Published on: 17:14PM Apr 27, 2009
May 09 Corn
371 3/4
- 5 1/4
July 09 Corn
380 1/4
- 5 1/2
May 09 Beans
1004 3/4
- 35 1/2
July 09 Beans
- 37
May 09 Wheat
508 3/4
-23 1/2
July 09 Wheat
520 1/2
- 22 3/4
May 09 Meal
May 09 Oil
- 0.79

The grains closed lower. Corn, soybeans and wheat were all sharply lower overnight.    Fears over “swine flu” weighed on commodity and financial markets across the globe. The media continues to sway back and forth on the issue and this was reflected in the prices today. All three markets rallied sharply after the open. Soybeans and wheat were unable to hold these rallies and both settled near their lows for the day. Corn was supported as many were looking for planting progress to be 15-20% planted. Corn came in at 22% planted, which was near the higher end of estimates, and this compares to 9% a year ago and 28% average. Of the major states; Iowa, Missouri, Nebraska and Minnesota jumped significantly with Iowa, Minnesota and Nebraska well ahead of average. This was able to offset the states of Illinois, Indiana, Ohio and Michigan. Soybeans were 3% planted versus 2% a year ago and 5% average. Spring wheat remains well behind at 15% versus 32% last year and 36% average. Winter wheat was rated 45% Good-to-Excellent compared to 43% last week and 46% last year.

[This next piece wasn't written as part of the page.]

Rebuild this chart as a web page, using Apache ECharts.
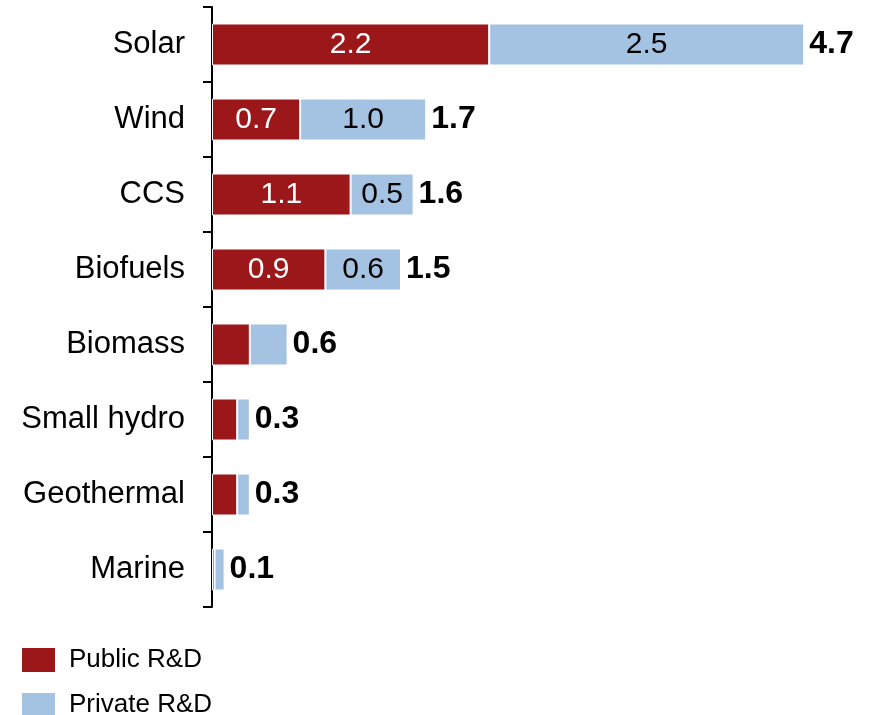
<!DOCTYPE html>
<html>
<head>
<meta charset="utf-8">
<script src="https://cdn.jsdelivr.net/npm/echarts@6/dist/echarts.min.js"></script>
<style>
  html, body { margin: 0; padding: 0; background: #fff; }
  #chart { width: 871px; height: 715px; }
</style>
</head>
<body>
<div id="chart"></div>
<script>
// Technology categories, top to bottom
const categories = ['Solar', 'Wind', 'CCS', 'Biofuels', 'Biomass', 'Small hydro', 'Geothermal', 'Marine'];
// R&D spending split by source
const publicRD  = [2.2, 0.7, 1.1, 0.9, 0.3, 0.2, 0.2, 0.02];
const privateRD = [2.5, 1.0, 0.5, 0.6, 0.3, 0.1, 0.1, 0.08];
// Segment values are printed only on the larger bars
const segmentLabelShown = [true, true, true, true, false, false, false, false];

const totals = categories.map((c, i) => +(publicRD[i] + privateRD[i]).toFixed(1));

const FONT = '"Liberation Sans", Arial, sans-serif';
const RED = '#9b171a';
const BLUE = '#a4c2e1';

function segmentData(values) {
  return values.map((v, i) => ({
    value: v,
    label: { show: segmentLabelShown[i] }
  }));
}

const chart = echarts.init(document.getElementById('chart'), null, { renderer: 'canvas' });

chart.setOption({
  backgroundColor: '#fff',
  animation: false,
  textStyle: { fontFamily: FONT },
  grid: { left: 212, right: 29, top: 7, bottom: 108, containLabel: false },
  xAxis: { type: 'value', min: 0, max: 5, show: false },
  yAxis: {
    type: 'category',
    data: categories,
    inverse: true,
    axisLine: { show: true, lineStyle: { color: '#000', width: 2 } },
    axisTick: { show: true, length: 9, lineStyle: { color: '#000', width: 2 } },
    axisLabel: { fontSize: 31, color: '#000', margin: 27, fontFamily: FONT }
  },
  legend: {
    data: ['Public R&D', 'Private R&D'],
    orient: 'vertical',
    left: 20,
    top: 646,
    height: 200,
    padding: 0,
    icon: 'rect',
    itemWidth: 35,
    itemHeight: 26,
    itemGap: 17,
    textStyle: { fontSize: 26, lineHeight: 26, color: '#000', fontFamily: FONT, padding: [0, 0, 0, 8] }
  },
  series: [
    {
      name: 'Public R&D',
      type: 'bar',
      stack: 'rd',
      barWidth: 42,
      itemStyle: { color: RED, borderColor: '#fff', borderWidth: 1 },
      label: {
        position: 'inside',
        color: '#fff',
        fontSize: 30,
        fontFamily: FONT,
        formatter: p => p.value.toFixed(1)
      },
      data: segmentData(publicRD)
    },
    {
      name: 'Private R&D',
      type: 'bar',
      stack: 'rd',
      barWidth: 42,
      itemStyle: { color: BLUE, borderColor: '#fff', borderWidth: 1 },
      label: {
        position: 'inside',
        color: '#000',
        fontSize: 30,
        fontFamily: FONT,
        formatter: p => p.value.toFixed(1)
      },
      data: segmentData(privateRD)
    },
    {
      // Bold totals printed just past the end of each stacked bar
      name: 'Total',
      type: 'scatter',
      silent: true,
      symbolSize: 0,
      itemStyle: { color: '#000', opacity: 1 },
      label: {
        show: true,
        position: 'right',
        distance: 5,
        color: '#000',
        opacity: 1,
        fontSize: 32,
        fontWeight: 'bold',
        fontFamily: FONT,
        formatter: p => p.value[0].toFixed(1)
      },
      data: totals.map((t, i) => [t, i])
    }
  ]
});
</script>
</body>
</html>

Corn planting came in higher than many were expecting. The western belt remains well ahead of average, and the eastern belt is falling behind. Planting progress should pick up in the eastern belt this week and slow in the western belt. Although this is not ideal planting weather, it is not bad. As we have seen, modern technology many farmers to plant nearly 24 hours a day. This means we can catch up very quickly. Many areas of the belt are receiving 2-4 day windows of dry weather, and farmers are taking advantage. Once again, this is not ideal weather but it is not nearly as bad as last year. As long as corn can “keep average planting pace” going forward, corn should continue to struggle on rallies. 
Wheat conditions continue to improve for the winter wheat crop and planting remains well behind average for the HRS crop. If the HRS cannot pull the other classes higher, winter wheat prices should continue to break as we head into harvest. Without corn, soybeans or HRS wheat rallying, we could see futures approach $4 near harvest. July SRW futures hit a high of $5.50 ½ and HRW futures hit a high of $5.98 today. These were the levels we hoped wheat could rally to. We might not see those levels again until after harvest. If we do, I would definitely get caught up on sales if you have not done so.

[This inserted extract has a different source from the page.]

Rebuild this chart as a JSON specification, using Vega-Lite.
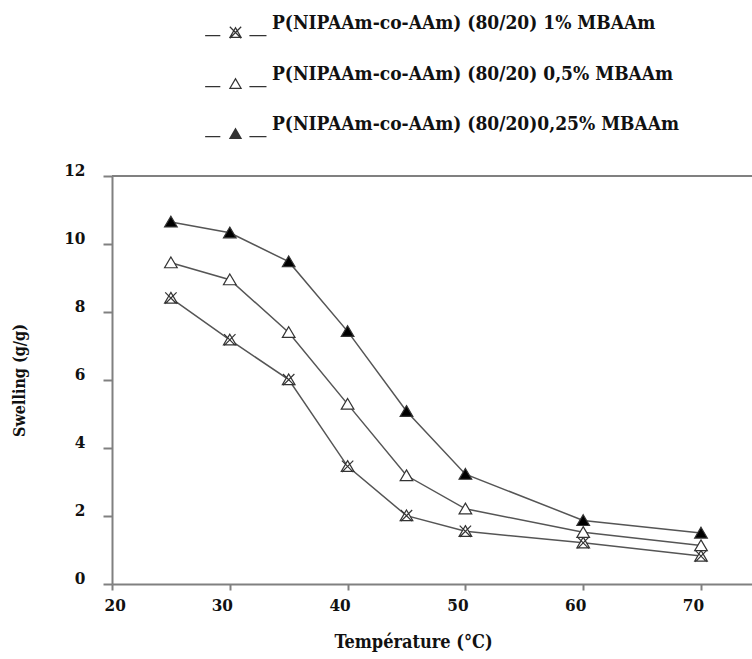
{
  "$schema": "https://vega.github.io/schema/vega-lite/v6.json",
  "width": 640,
  "height": 408,
  "autosize": {"type": "none"},
  "padding": {"left": 112, "top": 176, "right": 0, "bottom": 75},
  "background": "white",
  "config": {
    "view": {"stroke": null},
    "font": "DejaVu Serif Condensed"
  },
  "resolve": {"scale": {"shape": "independent", "fill": "independent"}, "legend": {"shape": "independent", "fill": "independent"}},
  "data": {
    "values": [
      {"T": 25, "S": 8.41, "series": "P(NIPAAm-co-AAm) (80/20) 1% MBAAm"},
      {"T": 30, "S": 7.18, "series": "P(NIPAAm-co-AAm) (80/20) 1% MBAAm"},
      {"T": 35, "S": 6.01, "series": "P(NIPAAm-co-AAm) (80/20) 1% MBAAm"},
      {"T": 40, "S": 3.46, "series": "P(NIPAAm-co-AAm) (80/20) 1% MBAAm"},
      {"T": 45, "S": 2.01, "series": "P(NIPAAm-co-AAm) (80/20) 1% MBAAm"},
      {"T": 50, "S": 1.55, "series": "P(NIPAAm-co-AAm) (80/20) 1% MBAAm"},
      {"T": 60, "S": 1.21, "series": "P(NIPAAm-co-AAm) (80/20) 1% MBAAm"},
      {"T": 70, "S": 0.82, "series": "P(NIPAAm-co-AAm) (80/20) 1% MBAAm"},
      {"T": 25, "S": 9.45, "series": "P(NIPAAm-co-AAm) (80/20) 0,5% MBAAm"},
      {"T": 30, "S": 8.95, "series": "P(NIPAAm-co-AAm) (80/20) 0,5% MBAAm"},
      {"T": 35, "S": 7.40, "series": "P(NIPAAm-co-AAm) (80/20) 0,5% MBAAm"},
      {"T": 40, "S": 5.29, "series": "P(NIPAAm-co-AAm) (80/20) 0,5% MBAAm"},
      {"T": 45, "S": 3.19, "series": "P(NIPAAm-co-AAm) (80/20) 0,5% MBAAm"},
      {"T": 50, "S": 2.21, "series": "P(NIPAAm-co-AAm) (80/20) 0,5% MBAAm"},
      {"T": 60, "S": 1.52, "series": "P(NIPAAm-co-AAm) (80/20) 0,5% MBAAm"},
      {"T": 70, "S": 1.13, "series": "P(NIPAAm-co-AAm) (80/20) 0,5% MBAAm"},
      {"T": 25, "S": 10.65, "series": "P(NIPAAm-co-AAm) (80/20)0,25% MBAAm"},
      {"T": 30, "S": 10.33, "series": "P(NIPAAm-co-AAm) (80/20)0,25% MBAAm"},
      {"T": 35, "S": 9.48, "series": "P(NIPAAm-co-AAm) (80/20)0,25% MBAAm"},
      {"T": 40, "S": 7.43, "series": "P(NIPAAm-co-AAm) (80/20)0,25% MBAAm"},
      {"T": 45, "S": 5.08, "series": "P(NIPAAm-co-AAm) (80/20)0,25% MBAAm"},
      {"T": 50, "S": 3.23, "series": "P(NIPAAm-co-AAm) (80/20)0,25% MBAAm"},
      {"T": 60, "S": 1.87, "series": "P(NIPAAm-co-AAm) (80/20)0,25% MBAAm"},
      {"T": 70, "S": 1.50, "series": "P(NIPAAm-co-AAm) (80/20)0,25% MBAAm"}
    ]
  },
  "encoding": {
    "x": {
      "field": "T", "type": "quantitative",
      "scale": {"domain": [20, 74.33], "nice": false, "zero": false},
      "axis": {
        "title": "Température (°C)",
        "values": [20, 30, 40, 50, 60, 70],
        "grid": false,
        "domainColor": "#808080", "domainWidth": 2,
        "tickColor": "#808080", "tickWidth": 2, "tickSize": 6,
        "labelFont": "DejaVu Serif Condensed", "labelFontWeight": "bold", "labelFontSize": 17, "labelColor": "#111",
        "labelPadding": 7, "labelOffset": -8,
        "titleFont": "DejaVu Serif Condensed", "titleFontWeight": "bold", "titleFontSize": 18, "titleColor": "#111",
        "titlePadding": 20, "titleX": 301
      }
    },
    "y": {
      "field": "S", "type": "quantitative",
      "scale": {"domain": [0, 12], "nice": false},
      "axis": {
        "title": "Swelling (g/g)",
        "values": [0, 2, 4, 6, 8, 10, 12],
        "grid": false,
        "domainColor": "#808080", "domainWidth": 2,
        "tickColor": "#808080", "tickWidth": 2, "tickSize": 9,
        "labelFont": "DejaVu Serif Condensed", "labelFontWeight": "bold", "labelFontSize": 17, "labelColor": "#111",
        "labelPadding": 18, "labelOffset": -6,
        "titleFont": "DejaVu Serif Condensed", "titleFontWeight": "bold", "titleFontSize": 16, "titleColor": "#111",
        "titlePadding": 36
      }
    }
  },
  "layer": [
    {
      "mark": {"type": "rule", "color": "#808080", "strokeWidth": 2},
      "encoding": {"y": {"datum": 12}, "x": null}
    },
    {
      "mark": {"type": "line", "color": "#555555", "strokeWidth": 1.5},
      "encoding": {"detail": {"field": "series"}}
    },
    {
      "mark": {"type": "point", "filled": true, "stroke": "#333333", "strokeWidth": 1.2, "size": 160, "opacity": 1},
      "encoding": {
        "shape": {
          "field": "series", "type": "nominal",
          "legend": null,
          "scale": {
            "domain": ["P(NIPAAm-co-AAm) (80/20) 1% MBAAm", "P(NIPAAm-co-AAm) (80/20) 0,5% MBAAm", "P(NIPAAm-co-AAm) (80/20)0,25% MBAAm"],
            "range": [
              "M0,-0.9L1,0.8L-1,0.8Z M-0.9,-0.9L0.9,0.9 M0.9,-0.9L-0.9,0.9",
              "M0,-0.9L1,0.8L-1,0.8Z",
              "M0,-0.9L1,0.8L-1,0.8Z"
            ]
          }
        },
        "fill": {
          "field": "series", "type": "nominal",
          "legend": null,
          "scale": {
            "domain": ["P(NIPAAm-co-AAm) (80/20) 1% MBAAm", "P(NIPAAm-co-AAm) (80/20) 0,5% MBAAm", "P(NIPAAm-co-AAm) (80/20)0,25% MBAAm"],
            "range": ["white", "white", "black"]
          }
        }
      }
    },
    {
      "mark": {"type": "point", "filled": true, "color": "#333333", "size": 160, "opacity": 0},
      "encoding": {
        "shape": {
          "field": "series", "type": "nominal",
          "scale": {
            "domain": ["P(NIPAAm-co-AAm) (80/20) 1% MBAAm", "P(NIPAAm-co-AAm) (80/20) 0,5% MBAAm", "P(NIPAAm-co-AAm) (80/20)0,25% MBAAm"],
            "range": [
              "M-4.8,0.4H-2.4V0.6H-4.8Z M2.2,0.4H4.9V0.6H2.2Z M0,-0.95L1.05,0.85L-1.05,0.85Z M0,-0.55L-0.72,0.67L0.72,0.67Z M-0.83,-0.97L0.97,0.83L0.83,0.97L-0.97,-0.83Z M0.83,-0.97L0.97,-0.83L-0.83,0.97L-0.97,0.83Z",
              "M-4.8,0.4H-2.4V0.6H-4.8Z M2.2,0.4H4.9V0.6H2.2Z M0,-0.95L1.05,0.85L-1.05,0.85Z M0,-0.55L-0.72,0.67L0.72,0.67Z",
              "M-4.8,0.4H-2.4V0.6H-4.8Z M2.2,0.4H4.9V0.6H2.2Z M0,-0.95L1.05,0.85L-1.05,0.85Z"
            ]
          },
          "legend": {
            "orient": "none",
            "legendX": 114,
            "legendY": -153,
            "title": null,
            "padding": 0,
            "symbolSize": 160,
            "symbolOpacity": 1,
            "symbolFillColor": "#333333",
            "symbolStrokeWidth": 0,
            "labelFont": "DejaVu Serif Condensed",
            "labelFontWeight": "bold",
            "labelFontSize": 19,
            "labelColor": "#111",
            "labelBaseline": "bottom",
            "labelOffset": 27,
            "labelLimit": 500,
            "rowPadding": 25
          }
        }
      }
    }
  ]
}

Soybeans closed very weak today. The Commitment of Traders Report (COT) on Friday showed the funds long 70,000 contracts of soybeans and short 45,000 wheat and 30,000 corn.   If China does not continue to support the market, we could have seen the highs for the year. So far, China has been here to support every soybean break this year. Now that we have turned the funds from large “shorts” to large “longs”, it will be very important that China continues to support the soybean market on these large breaks. With the majority of China’s recent soybean purchases placed in the new crop and nearby basis levels remaining under pressure, we could be seeing their ’08-09 purchases come to an end. Once again, I have no idea what China will do. I do know that if China doesn’t support the soybean market from here, this “bull market” will need some fresh news to keep the 70,000 longs from exiting their positions.